Recent commissions include those from soprano Renée Fleming and baritone Will Liverman, Trinity Wall Street for Mass for the Endangered, the Guggenheim Museum, A Far Cry, Birmingham Royal Ballet, and Beth Morrison Projects for an opera about Hildegard von Bingen, among many others. Recordings of her music include the full album length works Mass for the Endangered, The Unremembered, and Penelope.

Related to her penchant for voice, Snider brings a lyrical element to all her work. A child chorister from an early age growing up in Princeton, NJ, Snider also took piano and cello lessons and began writing songs. She pursued her musical interests even while studying psychology at university. It was only after working in another field for several years that she returned to earn degrees in composition from New York University, where she worked with Justin Dello Joio, and Yale University, where her mentors included Martin Bresnick, Aaron Jay Kernis, Ezra Laderman, and David Lang. Snider is herself an advocate for other composers; she has served, almost since earning her degrees, on the board of New Amsterdam Records, a composer-driven record label she co-founded with like-minded composers Judd Greenstein and William Brittelle in 2008.

The emotional directness and clarity of Snider’s music reveal influences from popular and stage music. Her hour-long monodrama Penelope (2010) shares characteristics of the intimate “chamber-pop” genre as explored by Bryce Dessner, Osvaldo Golijov and others, with roots in progressive pop’s concept albums of the 1960s. Beyond the arbitrary constraints of categorization, Snider is, of course, her own composer. Subtlety and intricacy of structure, harmony, and color show her deep awareness of a wide range of contemporary classical compositional practices, as well as her rich imagination for drama and direct expressivity.

Forward Into Light employs layers of instrumental gestures, some sustained, some very brief, to form a shimmering, nuanced musical fabric. A pulse is almost constantly present, frequently articulated by the harp, moving the piece through its shifting moods. Even through its most dense and intense passages, there is a sense of spaciousness and perspective about the piece, almost of patience. Snider’s score markings mirror some of the stages of working toward a distant goal: we are by turns “ruminative,” acting “with abandon,” “pensive,” and “trying again, with resolve,” among other indications. The majestic and noble final pages lead to “voices raised in unison” quoting Dame Ethel Smyth’s “March of the Women.” 

ROBERT KIRZINGER

Composer and writer Robert Kirzinger is the Boston Symphony Orchestra’s Director of Program Publications

Sara Kirkland Snider on her Forward Into Light

Forward Into Light is a meditation on perseverance, bravery, and alliance. The piece was inspired by the American women suffragists—Sojourner Truth, Elizabeth Cady Stanton, Susan B. Anthony, Frances E.W. Harper, Ida B. Wells, Zitkála-Šá, and Mabel Lee Ping-Hua, to name but a few—who devoted their lives to the belief that women were human beings and therefore entitled to equal rights and protections under the law of the United States of America. 

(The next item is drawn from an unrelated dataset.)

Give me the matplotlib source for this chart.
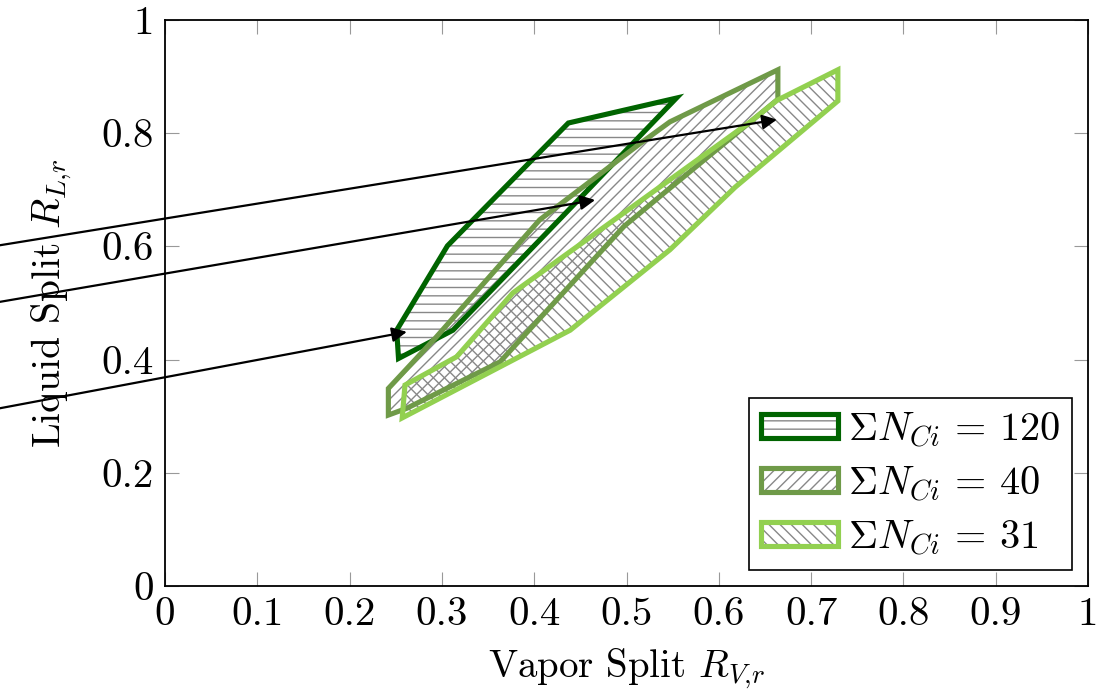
import matplotlib
matplotlib.use("Agg")
import matplotlib.pyplot as plt
from matplotlib.patches import Polygon

plt.rcParams['font.family'] = 'serif'
plt.rcParams['font.serif'] = ['cmr10', 'DejaVu Serif']
plt.rcParams['mathtext.fontset'] = 'cm'
plt.rcParams['axes.formatter.use_mathtext'] = True
plt.rcParams['hatch.linewidth'] = 1.0
plt.rcParams['hatch.color'] = '#888888'

# regiones factibles (Rv, Rl) para cada numero total de etapas
rv_120 = [0.251, 0.253, 0.312, 0.554, 0.437, 0.306]
rl_120 = [0.452, 0.402, 0.452, 0.862, 0.818, 0.601]

rv_40 = [0.242, 0.294, 0.406, 0.515, 0.547, 0.664, 0.664, 0.536, 0.497, 0.363, 0.262, 0.242]
rl_40 = [0.349, 0.440, 0.647, 0.782, 0.820, 0.912, 0.860, 0.688, 0.635, 0.396, 0.314, 0.302]

rv_31 = [0.260, 0.316, 0.377, 0.634, 0.663, 0.729, 0.729, 0.618, 0.547, 0.439, 0.257]
rl_31 = [0.355, 0.405, 0.518, 0.820, 0.858, 0.912, 0.857, 0.705, 0.594, 0.452, 0.297]

etiquetas = [r'$\Sigma N_{Ci}\,=\,120$', r'$\Sigma N_{Ci}\,=\,40$', r'$\Sigma N_{Ci}\,=\,31$']
cores = ['#006400', '#6f9a48', '#92d050']
hachuras = ['--', '///', '\\\\\\']

# flechas: (inicio, punta)
flecha_ini = [(-0.179, 0.602), (-0.179, 0.502), (-0.179, 0.314)]
flecha_fim = [(0.663, 0.824), (0.466, 0.682), (0.262, 0.449)]

ticks = [0, 0.1, 0.2, 0.3, 0.4, 0.5, 0.6, 0.7, 0.8, 0.9, 1]
ticks_y = [0, 0.2, 0.4, 0.6, 0.8, 1]

fig = plt.figure(figsize=(11.13, 6.96), dpi=100)
ax = fig.add_axes([165/1113, 1-586/696, (1088-165)/1113, (586-20)/696])

regioes = [(rv_120, rl_120), (rv_40, rl_40), (rv_31, rl_31)]
ordem = [1, 2, 0]  # ordem de desenho
handles = [None, None, None]
for i in ordem:
    xs, ys = regioes[i]
    pts = list(zip(xs, ys))
    h = Polygon(pts, closed=True, fill=False, hatch=hachuras[i],
                edgecolor='#888888', lw=0, zorder=2)
    b = Polygon(pts, closed=True, fill=False, edgecolor=cores[i],
                lw=3.7, joinstyle='miter', zorder=3 + i * 0.1)
    ax.add_patch(h)
    ax.add_patch(b)
    handles[i] = (h, b)

for p0, p1 in zip(flecha_ini, flecha_fim):
    ax.annotate('', xy=p1, xytext=p0, annotation_clip=False,
                arrowprops=dict(arrowstyle='-|>', color='black', lw=1.6,
                                mutation_scale=22, shrinkA=0, shrinkB=0),
                zorder=5)

ax.set_xlim(0, 1)
ax.set_ylim(0, 1)
ax.set_xticks(ticks)
ax.set_xticklabels(['0' if t == 0 else '1' if t == 1 else f'{t:.1f}' for t in ticks])
ax.set_yticks(ticks_y)
ax.set_yticklabels(['0' if t == 0 else '1' if t == 1 else f'{t:.1f}' for t in ticks_y])
ax.tick_params(direction='in', length=10, width=0.8, color='#999999',
               top=True, right=True, labelsize=29.5, pad=8)
for s in ax.spines.values():
    s.set_linewidth(1.3)

ax.set_xlabel(r'Vapor Split $R_{V{,}r}$', fontsize=28, labelpad=10)
ax.set_ylabel(r'Liquid Split $R_{L{,}r}$', fontsize=28.5, labelpad=20)

leg = ax.legend(handles, etiquetas, loc='lower right', fontsize=29,
                fancybox=False, edgecolor='black', framealpha=1,
                handlelength=1.9, handleheight=0.55, handletextpad=0.25,
                borderpad=0.3, labelspacing=0.35, borderaxespad=0.4)
leg.get_frame().set_linewidth(1.2)

fig.savefig('out.png', dpi=100)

I wrote the music thinking about what it means to believe in something so deeply that one is willing to endure harassment, isolation, assault, incarceration, force-feedings, and life endangerment to fight for it. Forward Into Light does not attempt to tell the story of the American women’s suffrage movement, but rather to distill the emotional and psychological contours of faith, doubt, and what it means to persevere. 

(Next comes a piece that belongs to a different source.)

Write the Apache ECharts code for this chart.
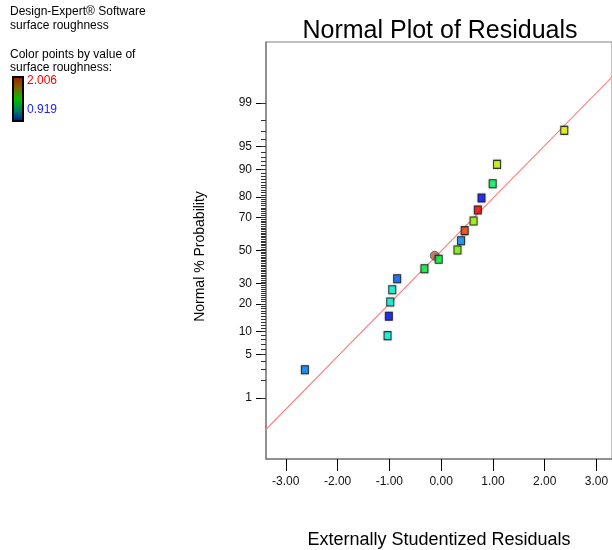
<!DOCTYPE html>
<html>
<head>
<meta charset="utf-8">
<script src="https://cdn.jsdelivr.net/npm/echarts@6/dist/echarts.min.js"></script>
<style>
  html, body { margin: 0; padding: 0; background: #ffffff; }
  #chart { width: 612px; height: 550px; }
</style>
</head>
<body>
<div id="chart"></div>
<script>
// ---- Data ----
const residuals   = [-2.63, -1.034, -1.009, -0.982, -0.944, -0.849, -0.322, -0.047, 0.316, 0.385, 0.455, 0.627, 0.709, 0.780, 0.996, 1.080, 2.378];
const probability = [3.0, 8.95, 14.96, 20.8, 26.8, 32.8, 38.7, 44.5, 50.3, 56.1, 62.3, 67.9, 73.9, 79.6, 85.4, 91.3, 97.1];
const roughness   = [1.06, 1.224, 0.93, 1.224, 1.24, 1.025, 1.395, 1.395, 1.599, 1.075, 1.938, 1.634, 2.006, 0.935, 1.36, 1.676, 1.708];
const highlightResidual = [-0.123];
const highlightProbability = [46.7];
const fitLineResidual = [-3.5, 3.5];
const fitLineProbability = [0.175, 99.816];
const probTicks = [1, 5, 10, 20, 30, 50, 70, 80, 90, 95, 99];
const probMinorTicks = Array.from({length: 99}, (_, i) => i + 1);
const residTicks = [-3, -2, -1, 0, 1, 2, 3];
const roughMin = 0.919, roughMax = 2.006;

// ---- Normal probability scale transform (inverse normal CDF) ----
function probit(p) {
  const a=[-3.969683028665376e+01,2.209460984245205e+02,-2.759285104469687e+02,1.383577518672690e+02,-3.066479806614716e+01,2.506628277459239e+00];
  const b=[-5.447609879822406e+01,1.615858368580409e+02,-1.556989798598866e+02,6.680131188771972e+01,-1.328068155288572e+01];
  const c=[-7.784894002430293e-03,-3.223964580411365e-01,-2.400758277161838e+00,-2.549732539343734e+00,4.374664141464968e+00,2.938163982698783e+00];
  const d=[7.784695709041462e-03,3.224671290700398e-01,2.445134137142996e+00,3.754408661907416e+00];
  const pl = 0.02425, ph = 1 - pl;
  let q, r;
  if (p < pl) { q = Math.sqrt(-2*Math.log(p)); return (((((c[0]*q+c[1])*q+c[2])*q+c[3])*q+c[4])*q+c[5])/((((d[0]*q+d[1])*q+d[2])*q+d[3])*q+1); }
  if (p > ph) { q = Math.sqrt(-2*Math.log(1-p)); return -(((((c[0]*q+c[1])*q+c[2])*q+c[3])*q+c[4])*q+c[5])/((((d[0]*q+d[1])*q+d[2])*q+d[3])*q+1); }
  q = p - 0.5; r = q*q;
  return (((((a[0]*r+a[1])*r+a[2])*r+a[3])*r+a[4])*r+a[5])*q/(((((b[0]*r+b[1])*r+b[2])*r+b[3])*r+b[4])*r+1);
}
const z = pct => probit(pct / 100);
const zMin = z(0.05), zMax = z(99.95);
const majorZ = probTicks.map(z);
const minorZ = probMinorTicks.map(z);

const pointData = residuals.map((r, i) => [r, z(probability[i]), roughness[i]]);
const highlightData = highlightResidual.map((r, i) => [r, z(highlightProbability[i])]);
const lineData = fitLineResidual.map((r, i) => [r, z(fitLineProbability[i])]);

const FONT = '"Liberation Sans", Arial, sans-serif';
const chart = echarts.init(document.getElementById('chart'), null, {renderer: 'canvas'});

const GRID_W = 350;
const option = {
  backgroundColor: '#ffffff',
  animation: false,
  grid: {
    left: 266, top: 42, width: GRID_W, height: 417,
    show: true, borderColor: '#808080', borderWidth: 1, backgroundColor: 'transparent'
  },
  xAxis: {
    type: 'value',
    min: -3.382, max: -3.382 + GRID_W / 52.38,
    axisLine: { show: true, onZero: false, lineStyle: { color: '#808080', width: 1.5 } },
    splitLine: { show: false },
    axisTick: { show: true, customValues: residTicks, length: 12, lineStyle: { color: '#000', width: 1 } },
    axisLabel: { customValues: residTicks, margin: 17, fontSize: 12, color: '#111', fontFamily: FONT,
                 formatter: v => v.toFixed(2) }
  },
  yAxis: [
    {
      type: 'value', min: zMin, max: zMax, position: 'left',
      axisLine: { show: true, onZero: false, lineStyle: { color: '#808080', width: 1.5 } },
      splitLine: { show: false },
      axisTick: { show: true, customValues: majorZ, length: 10, lineStyle: { color: '#000', width: 1 } },
      axisLabel: {
        customValues: majorZ, margin: 14, fontSize: 12, color: '#111', fontFamily: FONT,
        formatter: v => {
          let best = 0, bd = Infinity;
          majorZ.forEach((m, i) => { const dd = Math.abs(m - v); if (dd < bd) { bd = dd; best = i; } });
          return String(probTicks[best]);
        }
      }
    },
    {
      type: 'value', min: zMin, max: zMax, position: 'left', offset: 0,
      axisLine: { show: false, onZero: false },
      splitLine: { show: false },
      axisTick: { show: true, customValues: minorZ, length: 5, lineStyle: { color: '#333', width: 1 } },
      axisLabel: { show: false }
    }
  ],
  visualMap: {
    show: false, type: 'continuous', dimension: 2, seriesIndex: 2,
    min: roughMin, max: roughMax,
    inRange: { color: ['#0000ff', '#00ffff', '#00ff00', '#ffff00', '#ff0000'] }
  },
  series: [
    {
      type: 'line', data: lineData, xAxisIndex: 0, yAxisIndex: 0,
      symbol: 'none', clip: true, silent: true,
      lineStyle: { color: '#ff7f7f', width: 1.2 }, z: 1
    },
    {
      type: 'scatter', data: highlightData, xAxisIndex: 0, yAxisIndex: 0,
      symbol: 'circle', symbolSize: 9,
      itemStyle: { color: '#b4574f', borderColor: '#555', borderWidth: 1 }, z: 2
    },
    {
      type: 'scatter', data: pointData, xAxisIndex: 0, yAxisIndex: 0,
      symbol: 'rect', symbolSize: [7, 8],
      itemStyle: { borderColor: '#111', borderWidth: 1, shadowColor: 'rgba(0,0,0,0.35)', shadowBlur: 2 },
      z: 3
    }
  ],
  graphic: [
    { type: 'text', x: 440, y: 31, style: { text: 'Normal Plot of Residuals', font: '25px ' + FONT, fill: '#000', align: 'center', verticalAlign: 'middle' } },
    { type: 'text', x: 439, y: 540, style: { text: 'Externally Studentized Residuals', font: '18px ' + FONT, fill: '#000', align: 'center', verticalAlign: 'middle' } },
    { type: 'text', x: 200, y: 256.5, rotation: Math.PI / 2, style: { text: 'Normal % Probability', font: '14px ' + FONT, fill: '#000', align: 'center', verticalAlign: 'middle' } },
    { type: 'text', x: 10, y: 12, style: { text: 'Design-Expert® Software', font: '12px ' + FONT, fill: '#000', verticalAlign: 'middle' } },
    { type: 'text', x: 10, y: 26, style: { text: 'surface roughness', font: '12px ' + FONT, fill: '#000', verticalAlign: 'middle' } },
    { type: 'text', x: 10, y: 55, style: { text: 'Color points by value of', font: '12px ' + FONT, fill: '#000', verticalAlign: 'middle' } },
    { type: 'text', x: 10, y: 68, style: { text: 'surface roughness:', font: '12px ' + FONT, fill: '#000', verticalAlign: 'middle' } },
    { type: 'rect', shape: { x: 13, y: 77, width: 10, height: 44 },
      style: { fill: new echarts.graphic.LinearGradient(0, 0, 0, 1, [
        { offset: 0, color: '#a01800' }, { offset: 0.25, color: '#806000' }, { offset: 0.5, color: '#00c000' },
        { offset: 0.75, color: '#008060' }, { offset: 1, color: '#0010a0' }]),
        stroke: '#000', lineWidth: 2 } },
    { type: 'text', x: 27, y: 81, style: { text: String(roughMax), font: '12px ' + FONT, fill: '#ff0000', verticalAlign: 'middle' } },
    { type: 'text', x: 27, y: 110, style: { text: String(roughMin), font: '12px ' + FONT, fill: '#2020ff', verticalAlign: 'middle' } }
  ]
};
chart.setOption(option);
</script>
</body>
</html>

Forward Into Light features a musical quote from “March of the Women,” composed in 1910 by British composer and suffragette Dame Ethel Smyth. The anthem of the women’s suffrage movement, “March of the Women” was sung in homes and halls, on streets and farms, and on the steps of the United States Capitol. 

The title of the piece derives from a suffrage slogan made famous by the banner that suffragist Inez Milholland carried while riding a white horse to lead the National American Woman Suffrage Association parade on March 3, 1913, in Washington, D.C. 

“Forward, out of error / Leave behind the night / Forward through the darkness / Forward into light!”